> _TASK OBJECTIVE_:
Go through the data below and copy it exactly, skipping every picture.

_ _ _ _ _

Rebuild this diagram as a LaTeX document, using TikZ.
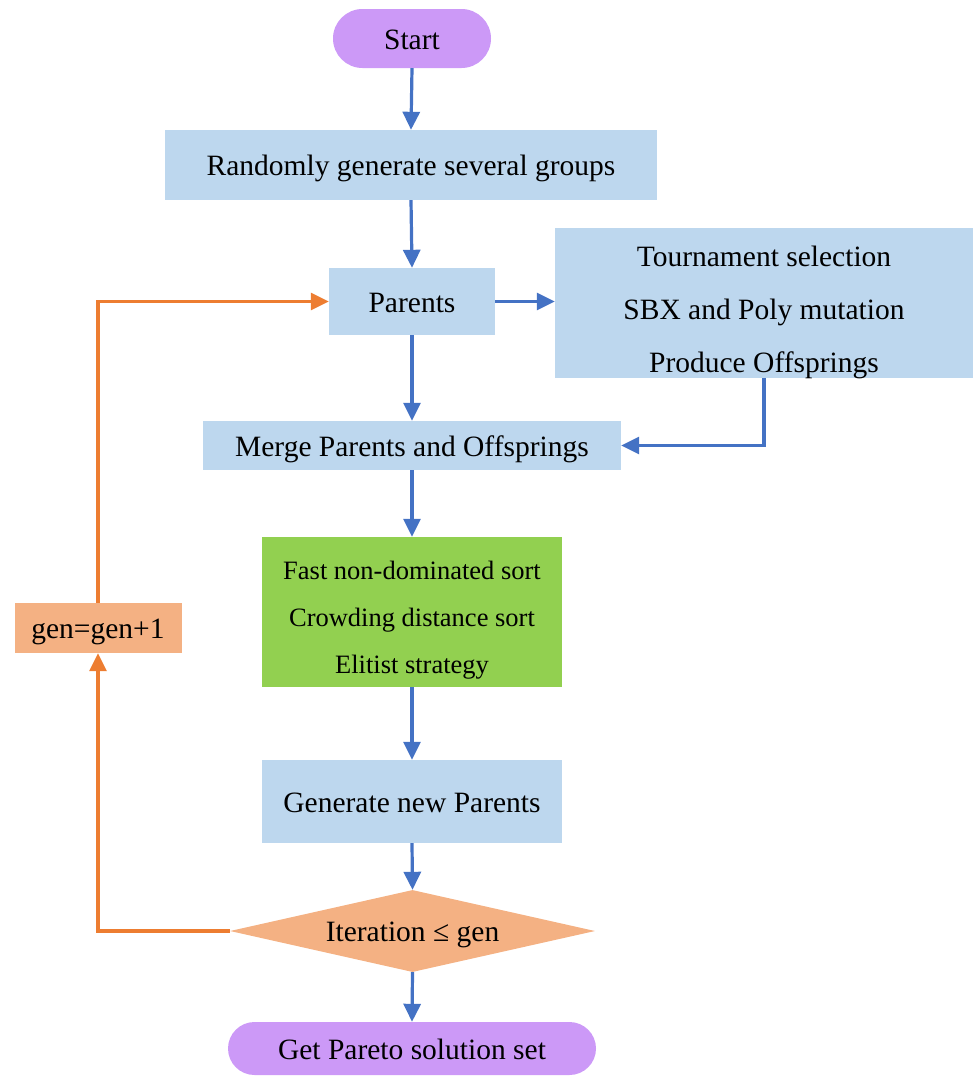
\documentclass[tikz,border=0pt]{standalone}
\usepackage{fontspec}
\setmainfont{Liberation Serif}
\usetikzlibrary{arrows.meta,shapes.geometric,shapes.misc}
\definecolor{cpurple}{HTML}{CC99F7}
\definecolor{cblue}{HTML}{BDD7EE}
\definecolor{cgreen}{HTML}{92D050}
\definecolor{corange}{HTML}{F4B183}
\definecolor{carrow}{HTML}{4472C4}
\definecolor{cloop}{HTML}{ED7D31}
\begin{document}
\begin{tikzpicture}[x=1pt,y=-1pt,
  txt/.style={font=\fontsize{29.5}{53}\selectfont, text=black, inner sep=0pt, align=center},
  oneline/.style={txt, text height=21pt, text depth=0pt},
  pill/.style={oneline, rounded rectangle, fill=cpurple},
  bluebox/.style={oneline, rectangle, fill=cblue},
  plainbox/.style={rectangle, inner sep=0pt},
  greentxt/.style={inner sep=0pt, align=center, font=\fontsize{26.5}{47}\selectfont},
  genbox/.style={oneline, rectangle, fill=corange},
  dia/.style={oneline, diamond, fill=corange, aspect=4.45},
  flow/.style={draw=carrow, line width=3.2pt, -{Triangle[length=18pt,width=17pt]}},
  loop/.style={draw=cloop, line width=3.2pt, -{Triangle[length=18pt,width=17pt]}}
]
\useasboundingbox (0,0) rectangle (973,1077);
\node[pill, minimum width=158, minimum height=59] (start) at (412,38.5) {Start};
\node[bluebox, minimum width=492, minimum height=70] (rand) at (411,165) {Randomly generate several groups};
\node[bluebox, minimum width=166, minimum height=67] (par) at (412,301.5) {Parents};
\node[plainbox, fill=cblue, minimum width=418, minimum height=150] (tour) at (764,303) {};
\node[txt] (tourtxt) at (764,312) {Tournament selection\\SBX and Poly mutation\\Produce Offsprings};
\node[bluebox, minimum width=418, minimum height=49] (merge) at (412,445.5) {Merge Parents and Offsprings};
\node[plainbox, fill=cgreen, minimum width=300, minimum height=150] (sort) at (412,612) {};
\node[greentxt] (sorttxt) at (412,620) {Fast non-dominated sort\\Crowding distance sort\\Elitist strategy};
\node[bluebox, minimum width=300, minimum height=83] (newp) at (412,801.5) {Generate new Parents};
\node[dia, minimum width=365, minimum height=82] (iter) at (412.5,931) {Iteration ≤ gen};
\node[pill, minimum width=368, minimum height=53] (pareto) at (412,1048.5) {Get Pareto solution set};
\node[genbox, minimum width=167, minimum height=50] (gen) at (98,628) {gen=gen+1};

\draw[flow] (start.south) -- (rand.north);
\draw[flow] (rand.north |- rand.south) -- (par.north);
\draw[flow] (par.east) -- (tour.west |- par.east);
\draw[flow] (par.south) -- (merge.north);
\draw[flow] (tour.south) |- (merge.east);
\draw[flow] (merge.south) -- (sort.north);
\draw[flow] (sort.south) -- (newp.north);
\draw[flow] (newp.south) -- (iter.north);
\draw[flow] (iter.south) -- (pareto.north);
\draw[loop] (iter.west) -| (gen.south);
\draw[loop] (gen.north) |- (par.west);
\end{tikzpicture}
\end{document}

_ _ _ _ _

> _TASK OUTPUT_:
Rebuild this diagram as a LaTeX document, using TikZ.
\documentclass[tikz,border=0pt]{standalone}
\usepackage{fontspec}
\setmainfont{Liberation Serif}
\usetikzlibrary{arrows.meta,shapes.geometric,shapes.misc}
\definecolor{cpurple}{HTML}{CC99F7}
\definecolor{cblue}{HTML}{BDD7EE}
\definecolor{cgreen}{HTML}{92D050}
\definecolor{corange}{HTML}{F4B183}
\definecolor{carrow}{HTML}{4472C4}
\definecolor{cloop}{HTML}{ED7D31}
\begin{document}
\begin{tikzpicture}[x=1pt,y=-1pt,
  txt/.style={font=\fontsize{29.5}{53}\selectfont, text=black, inner sep=0pt, align=center},
  oneline/.style={txt, text height=21pt, text depth=0pt},
  pill/.style={oneline, rounded rectangle, fill=cpurple},
  bluebox/.style={oneline, rectangle, fill=cblue},
  plainbox/.style={rectangle, inner sep=0pt},
  greentxt/.style={inner sep=0pt, align=center, font=\fontsize{26.5}{47}\selectfont},
  genbox/.style={oneline, rectangle, fill=corange},
  dia/.style={oneline, diamond, fill=corange, aspect=4.45},
  flow/.style={draw=carrow, line width=3.2pt, -{Triangle[length=18pt,width=17pt]}},
  loop/.style={draw=cloop, line width=3.2pt, -{Triangle[length=18pt,width=17pt]}}
]
\useasboundingbox (0,0) rectangle (973,1077);
\node[pill, minimum width=158, minimum height=59] (start) at (412,38.5) {Start};
\node[bluebox, minimum width=492, minimum height=70] (rand) at (411,165) {Randomly generate several groups};
\node[bluebox, minimum width=166, minimum height=67] (par) at (412,301.5) {Parents};
\node[plainbox, fill=cblue, minimum width=418, minimum height=150] (tour) at (764,303) {};
\node[txt] (tourtxt) at (764,312) {Tournament selection\\SBX and Poly mutation\\Produce Offsprings};
\node[bluebox, minimum width=418, minimum height=49] (merge) at (412,445.5) {Merge Parents and Offsprings};
\node[plainbox, fill=cgreen, minimum width=300, minimum height=150] (sort) at (412,612) {};
\node[greentxt] (sorttxt) at (412,620) {Fast non-dominated sort\\Crowding distance sort\\Elitist strategy};
\node[bluebox, minimum width=300, minimum height=83] (newp) at (412,801.5) {Generate new Parents};
\node[dia, minimum width=365, minimum height=82] (iter) at (412.5,931) {Iteration ≤ gen};
\node[pill, minimum width=368, minimum height=53] (pareto) at (412,1048.5) {Get Pareto solution set};
\node[genbox, minimum width=167, minimum height=50] (gen) at (98,628) {gen=gen+1};

\draw[flow] (start.south) -- (rand.north);
\draw[flow] (rand.north |- rand.south) -- (par.north);
\draw[flow] (par.east) -- (tour.west |- par.east);
\draw[flow] (par.south) -- (merge.north);
\draw[flow] (tour.south) |- (merge.east);
\draw[flow] (merge.south) -- (sort.north);
\draw[flow] (sort.south) -- (newp.north);
\draw[flow] (newp.south) -- (iter.north);
\draw[flow] (iter.south) -- (pareto.north);
\draw[loop] (iter.west) -| (gen.south);
\draw[loop] (gen.north) |- (par.west);
\end{tikzpicture}
\end{document}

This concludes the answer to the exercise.